[Requirement] Copy each line below in which the word "React" occurs.

Code that draws figures
──────

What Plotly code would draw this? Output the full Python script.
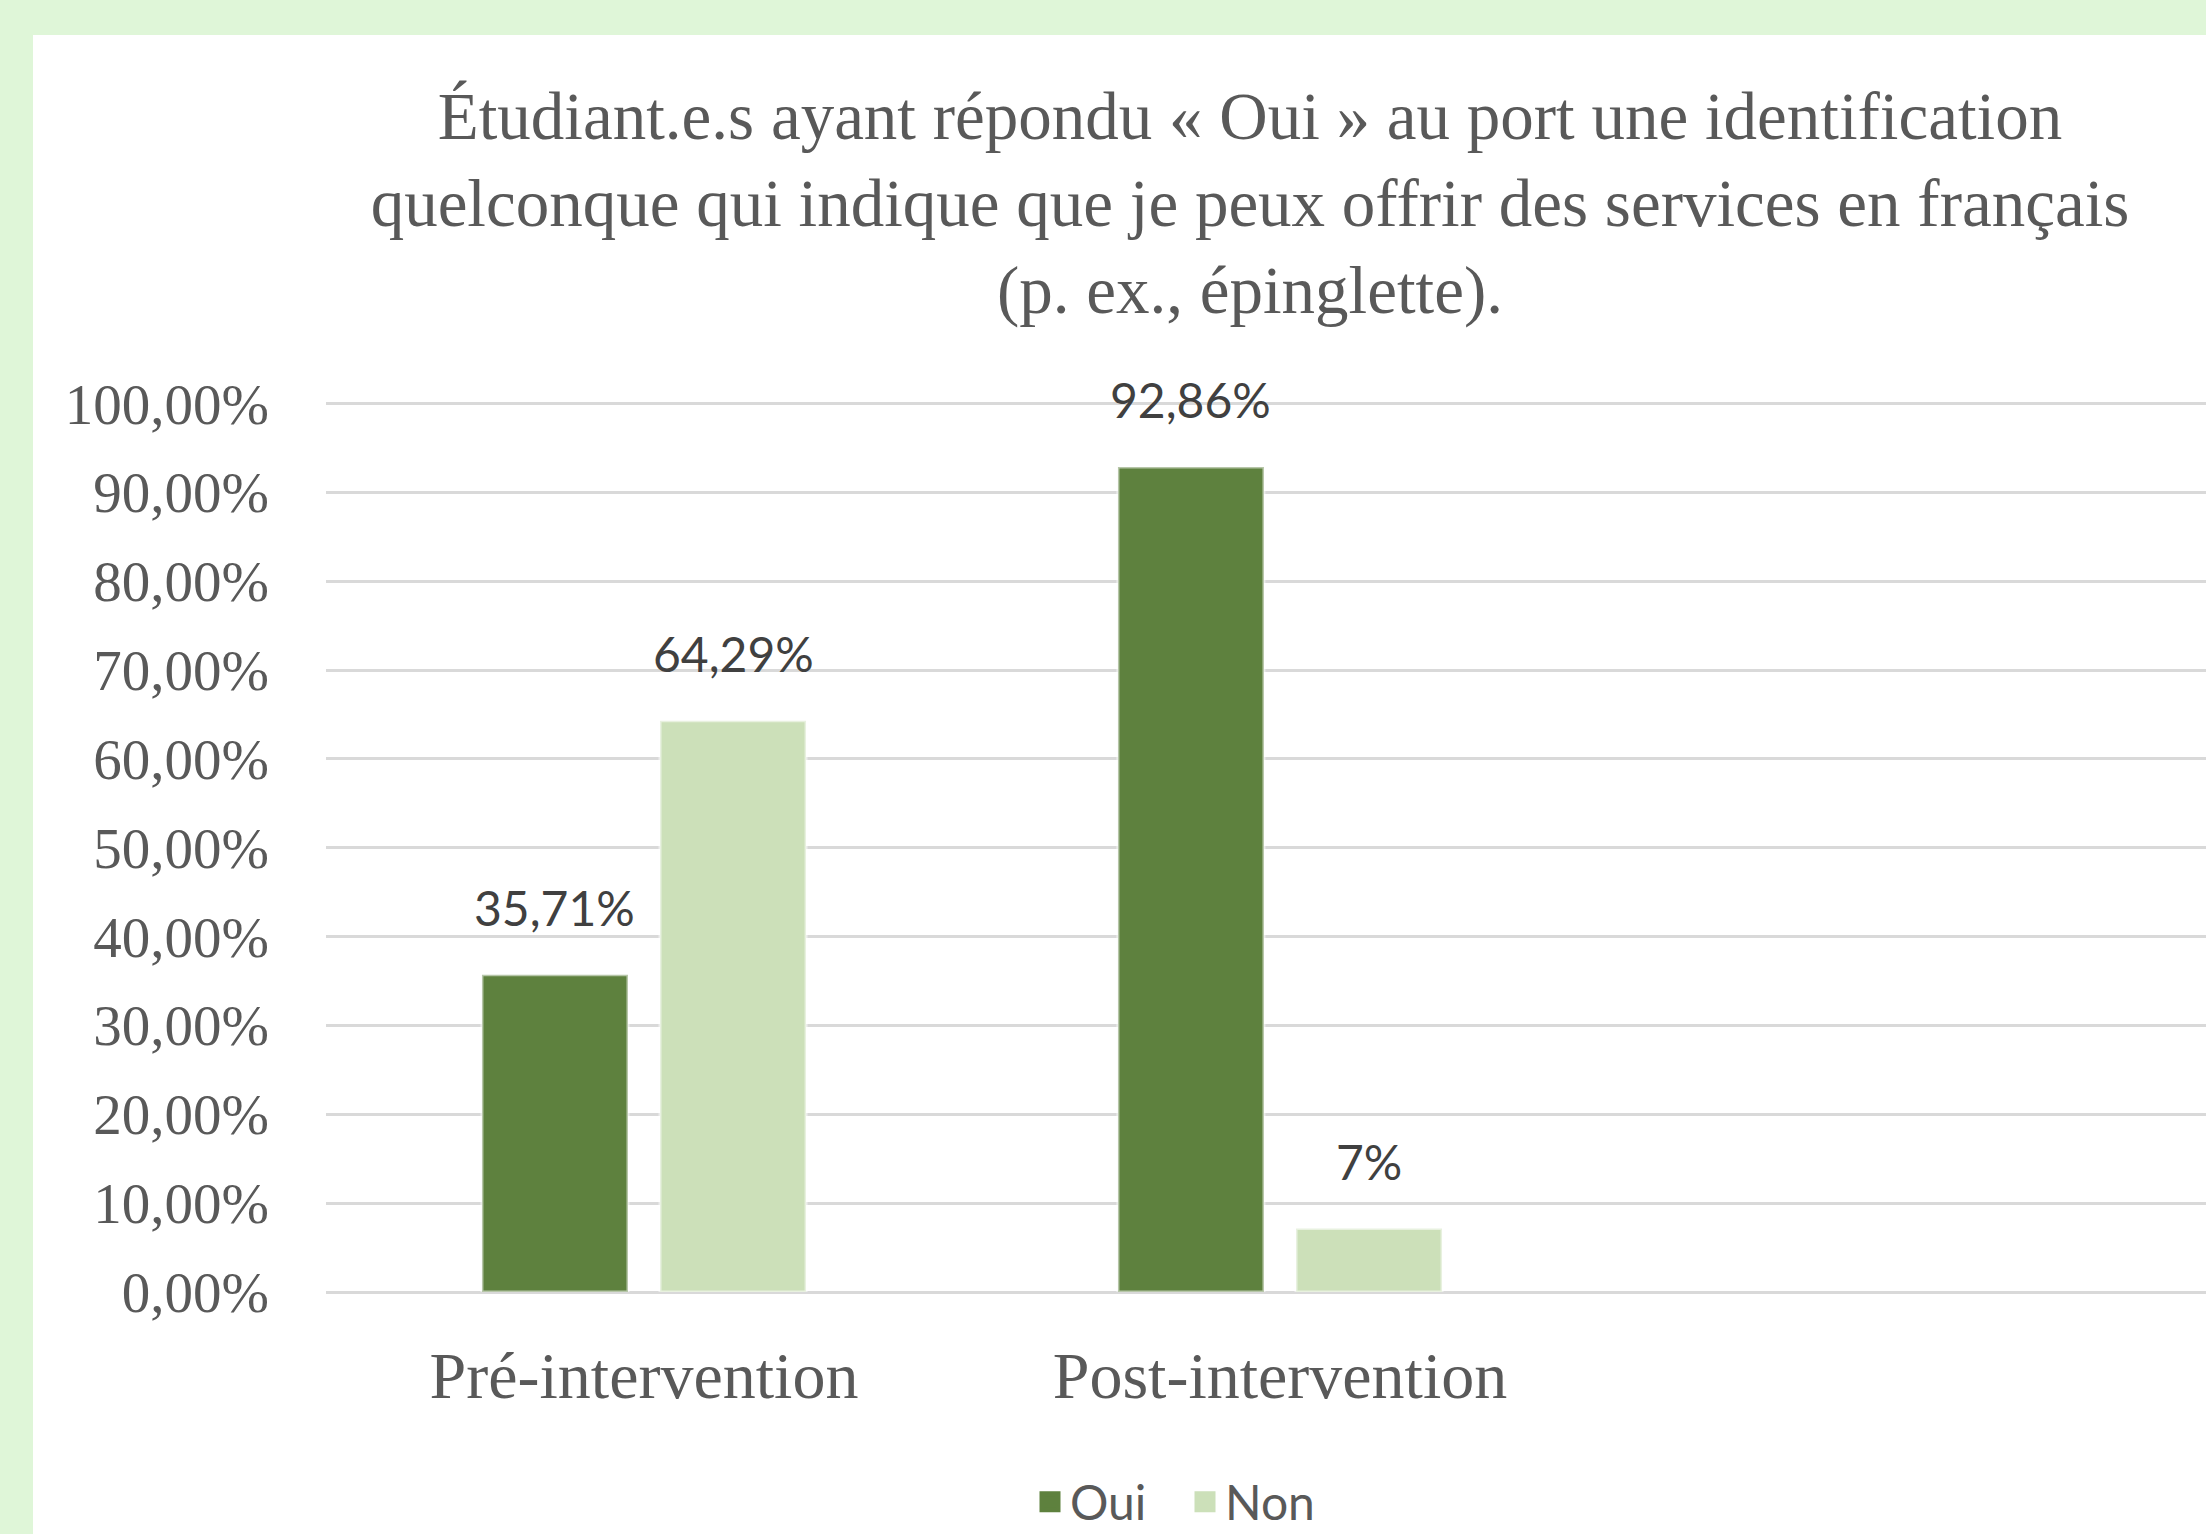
import plotly.graph_objects as go

categories = ["Pré-intervention", "Post-intervention"]
series_names = ["Oui", "Non"]
oui_values = [35.71, 92.86]
non_values = [64.29, 7.14]
oui_labels = ["35,71%", "92,86%"]
non_labels = ["64,29%", "7%"]
y_ticks = [0, 10, 20, 30, 40, 50, 60, 70, 80, 90, 100]
y_tick_labels = ["0,00%", "10,00%", "20,00%", "30,00%", "40,00%", "50,00%",
                 "60,00%", "70,00%", "80,00%", "90,00%", "100,00%"]

title_text = ("Étudiant.e.s ayant répondu « Oui » au port une identification<br>"
              "quelconque qui indique que je peux offrir des services en français<br>"
              "(p. ex., épinglette).")

W, H = 2206, 1534
ML, MR, MT, MB = 326, 0, 400, 242
X_RANGE = [-0.5, 2.456]
BARGAP = 0.44
BARGROUPGAP = 0.18

DARK = "#5E813E"
LIGHT = "#CCE0B9"
BORDER_GREEN = "#DFF6D8"
SERIF = "Liberation Serif, Times New Roman, serif"
SANS = "Lato, Carlito, Calibri, sans-serif"

fig = go.Figure()
fig.add_trace(go.Bar(name=series_names[0], x=categories, y=oui_values, showlegend=False,
                     marker=dict(color=DARK, line=dict(color="rgba(255,255,255,0.55)", width=3))))
fig.add_trace(go.Bar(name=series_names[1], x=categories, y=non_values, showlegend=False,
                     marker=dict(color=LIGHT, line=dict(color="rgba(255,255,255,0.55)", width=3))))

# legend entries (larger square swatches like the original)
for name, col in zip(series_names, [DARK, LIGHT]):
    fig.add_trace(go.Scatter(name=name, x=[None], y=[None], mode="markers",
                             marker=dict(symbol="square", size=16, color=col,
                                         line=dict(color=col, width=5))))

# data labels placed above each bar
plot_w = W - ML - MR
plot_h = H - MT - MB
cat_px = plot_w / (X_RANGE[1] - X_RANGE[0])
slot_px = cat_px * (1 - BARGAP) / 2
annotations = []
for si, (vals, labs) in enumerate([(oui_values, oui_labels), (non_values, non_labels)]):
    for c, v, t in zip(categories, vals, labs):
        annotations.append(dict(x=c, y=v, xref="x", yref="y", text=t, showarrow=False,
                                xshift=(si - 0.5) * slot_px, yshift=37, yanchor="bottom",
                                font=dict(family=SANS, size=48, color="#404040")))

fig.update_layout(
    width=W, height=H,
    margin=dict(l=ML, r=MR, t=MT, b=MB, pad=0),
    paper_bgcolor="white", plot_bgcolor="white",
    barmode="group", bargap=BARGAP, bargroupgap=BARGROUPGAP,
    title=dict(text=title_text, x=1250 / W, xanchor="center", xref="container",
               y=1 - 139 / H, yanchor="top", yref="container",
               font=dict(family=SERIF, size=67, color="#595959")),
    legend=dict(orientation="h", xref="container", yref="container",
                x=1030 / W, xanchor="left", y=32 / H, yanchor="middle",
                font=dict(family=SANS, size=48, color="#595959"),
                itemwidth=30, entrywidth=110, entrywidthmode="pixels",
                tracegroupgap=0, bgcolor="rgba(0,0,0,0)"),
    annotations=annotations,
    shapes=[
        dict(type="rect", xref="paper", yref="paper", layer="below",
             x0=-ML / plot_w - 0.01, x1=1.01, y0=1 + (MT - 35) / plot_h, y1=1 + MT / plot_h + 0.01,
             fillcolor=BORDER_GREEN, line=dict(width=0)),
        dict(type="rect", xref="paper", yref="paper", layer="below",
             x0=-ML / plot_w - 0.01, x1=(33 - ML) / plot_w, y0=-MB / plot_h - 0.01, y1=1 + MT / plot_h + 0.01,
             fillcolor=BORDER_GREEN, line=dict(width=0)),
    ],
    showlegend=True,
)
fig.update_xaxes(type="category", range=X_RANGE, showgrid=False, showline=False,
                 ticks="", ticklabelstandoff=39,
                 tickfont=dict(family=SERIF, size=66, color="#595959"))
fig.update_yaxes(range=[0, 100.4], tickvals=y_ticks, ticktext=y_tick_labels,
                 showgrid=True, gridcolor="#D9D9D9", gridwidth=2.5,
                 zeroline=True, zerolinecolor="#D9D9D9", zerolinewidth=2.5,
                 showline=False, ticks="", ticklabelstandoff=56,
                 tickfont=dict(family=SERIF, size=57, color="#595959"))

fig.write_html("out.html", config={"displayModeBar": False},
               post_script="document.body.style.margin='0';document.body.style.overflow='hidden';")
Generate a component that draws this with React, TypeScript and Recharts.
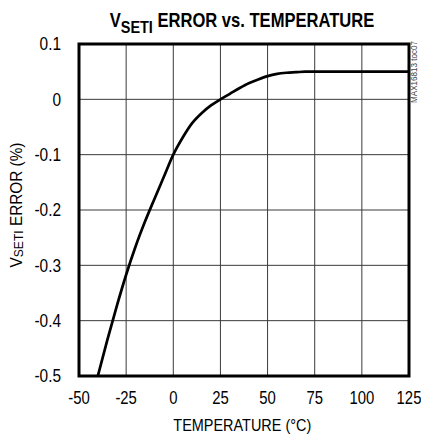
import React from 'react';
import { LineChart, Line, XAxis, YAxis, CartesianGrid, ReferenceArea } from 'recharts';

const temps = [-40, -35, -30, -25, -20, -15, -10, -5, 0, 5, 10, 15, 20, 25, 30, 35, 40, 45, 50, 55, 60, 65, 70, 80, 90, 100, 110, 125];
const errors = [-0.5, -0.435, -0.374, -0.317, -0.266, -0.221, -0.18, -0.14, -0.1, -0.069, -0.043, -0.025, -0.011, 0, 0.01, 0.02, 0.029, 0.036, 0.042, 0.046, 0.048, 0.049, 0.05, 0.05, 0.05, 0.05, 0.05, 0.05];
const xTicks = [-50, -25, 0, 25, 50, 75, 100, 125];
const yTicks = [-0.5, -0.4, -0.3, -0.2, -0.1, 0, 0.1];

const data = temps.map((t, i) => ({ t, err: errors[i] }));

const FONT = "'Liberation Sans', Arial, sans-serif";

const XTick = ({ x, y, payload }: any) => (
  <g transform={`translate(${x},${y}) scale(0.85,1)`}>
    <text x={0} y={0} dy="0.71em" textAnchor="middle" fontSize={17.5} fontFamily={FONT} fill="#000">
      {payload.value}
    </text>
  </g>
);

const YTick = ({ x, y, payload }: any) => (
  <g transform={`translate(${x},${y}) scale(0.88,1)`}>
    <text x={0} y={0} dy="0.355em" textAnchor="end" fontSize={17.5} fontFamily={FONT} fill="#000">
      {payload.value}
    </text>
  </g>
);

export default function App() {
  return (
    <div style={{ position: 'absolute', left: 0, top: 0, width: 421, height: 438, background: '#fff' }}>
      <LineChart width={421} height={438} data={data} margin={{ top: 44, right: 12, bottom: 0, left: 0 }}>
        <CartesianGrid stroke="#3a3a3a" strokeWidth={1} />
        <XAxis
          dataKey="t"
          type="number"
          domain={[-50, 125]}
          ticks={xTicks}
          height={62}
          tickSize={0}
          tickMargin={16}
          tickLine={false}
          axisLine={false}
          tick={<XTick />}
          interval={0}
        />
        <YAxis
          type="number"
          domain={[-0.5, 0.1]}
          ticks={yTicks}
          width={79}
          tickSize={0}
          tickMargin={18}
          tickLine={false}
          axisLine={false}
          tick={<YTick />}
          interval={0}
        />
        <Line
          type="monotone"
          dataKey="err"
          stroke="#000"
          strokeWidth={2.7}
          dot={false}
          isAnimationActive={false}
        />
        <ReferenceArea x1={-50} x2={125} y1={-0.5} y2={0.1} fill="none" fillOpacity={0} stroke="#000" strokeWidth={3} />
      </LineChart>
      <svg width={421} height={438} style={{ position: 'absolute', left: 0, top: 0, pointerEvents: 'none' }}>
        <g transform="translate(242,27) scale(0.85,1)" fontFamily={FONT} fontWeight="bold" fill="#000">
          <text x={0} y={0} textAnchor="middle" fontSize={19.5}>
            <tspan>V</tspan>
            <tspan dy={6} fontSize={17}>SETI</tspan>
            <tspan dy={-6}> ERROR vs. TEMPERATURE</tspan>
          </text>
        </g>
        <g transform="translate(22,205) rotate(-90) scale(0.93,1)" fontFamily={FONT} fill="#000">
          <text x={0} y={0} textAnchor="middle" fontSize={16.5}>
            <tspan>V</tspan>
            <tspan dy={1} fontSize={13}>SETI</tspan>
            <tspan dy={-1}> ERROR (%)</tspan>
          </text>
        </g>
        <g transform="translate(431,431) scale(0.85,1)" fontFamily={FONT} fill="#000">
          <text x={-222} y={0} textAnchor="middle" fontSize={17}>TEMPERATURE (°C)</text>
        </g>
        <g transform="translate(417,72) rotate(-90) scale(0.85,1)" fontFamily={FONT} fill="#444">
          <text x={0} y={0} textAnchor="middle" fontSize={9.5}>MAX16813 toc07</text>
        </g>
      </svg>
    </div>
  );
}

──────

[Result of this task]
Generate a component that draws this with React, TypeScript and Recharts.
import React from 'react';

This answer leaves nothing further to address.